## start Dataset content

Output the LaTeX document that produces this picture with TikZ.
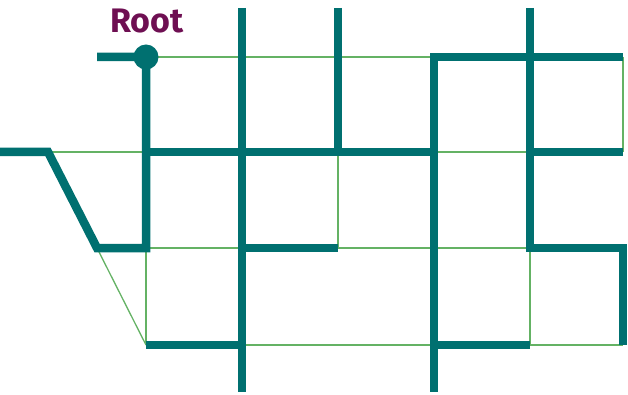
\documentclass[tikz,border=0pt]{standalone}
\usepackage{fontspec}
\setmainfont{Fira Sans}
\definecolor{teal1}{RGB}{0,112,112}
\definecolor{thin1}{RGB}{100,178,100}
\definecolor{rootc}{RGB}{110,15,82}
\begin{document}
\begin{tikzpicture}[x=1pt,y=-1pt,
  thickline/.style={draw=teal1,line width=8.5pt,line join=miter,line cap=butt},
  thinline/.style={draw=thin1,line width=1.3pt}]
\useasboundingbox (0,0) rectangle (628,395);
% grid coordinates
\foreach \c/\x in {a/146,b/242,c/338,d/434,e/530,f/623}{
  \foreach \r/\y in {1/57,2/152,3/248,4/345}{
    \coordinate (\c\r) at (\x,\y);
  }
}
\coordinate (l0) at (0,152);
\coordinate (l1) at (48,152);
\coordinate (l2) at (97,248);
\coordinate (r0) at (97,57);
\coordinate (bt) at (242,8);
\coordinate (ct) at (338,8);
\coordinate (et) at (530,8);
\coordinate (bb) at (242,392);
\coordinate (db) at (434,392);
% thin lines
\draw[thinline] (a1) -- (d1);
\draw[thinline] (l1) -- (a2);
\draw[thinline] (d2) -- (e2);
\draw[thinline] (a3) -- (b3);
\draw[thinline] (c3) -- (e3);
\draw[thinline] (b4) -- (d4);
\draw[thinline] (e4) -- (f4);
\draw[thinline] (l2) -- (a4);
\draw[thinline] (a3) -- (a4);
\draw[thinline] (c2) -- (c3);
\draw[thinline] (e3) -- (e4);
\draw[thinline] (f1) -- (f2);
% thick lines
\draw[thickline] (r0) -- (a1) -- (a3) -- (l2) -- (l1) -- (l0);
\draw[thickline] (a2) -- (d2);
\draw[thickline] (f1) -- (d1) -- (db);
\draw[thickline] (bt) -- (bb);
\draw[thickline] (ct) -- (c2);
\draw[thickline] (et) -- (e3) -- (f3) -- (f4);
\draw[thickline] (e2) -- (f2);
\draw[thickline] (b3) -- (c3);
\draw[thickline] (a4) -- (b4);
\draw[thickline] (d4) -- (e4);
% root
\node[circle,fill=teal1,minimum size=25pt,inner sep=0pt] (root) at (a1) {};
\node[anchor=base,text=rootc,font=\bfseries\fontsize{34}{34}\selectfont,inner sep=0pt] (rootlabel) at (147,33) {Root};
\end{tikzpicture}
\end{document}
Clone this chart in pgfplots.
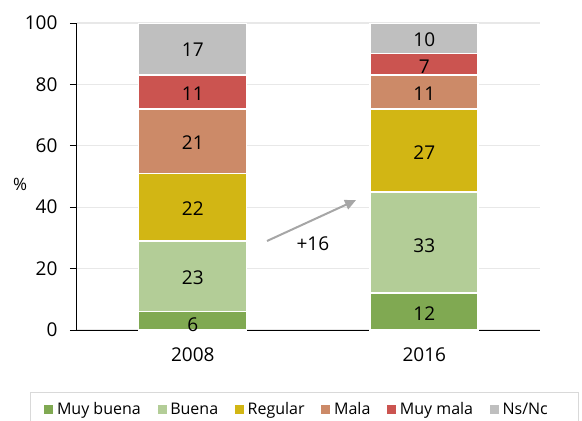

## end Dataset content

- Task instructions: State the number of lines above that hold the string "this", with nothing added.

- Reply to the task: 2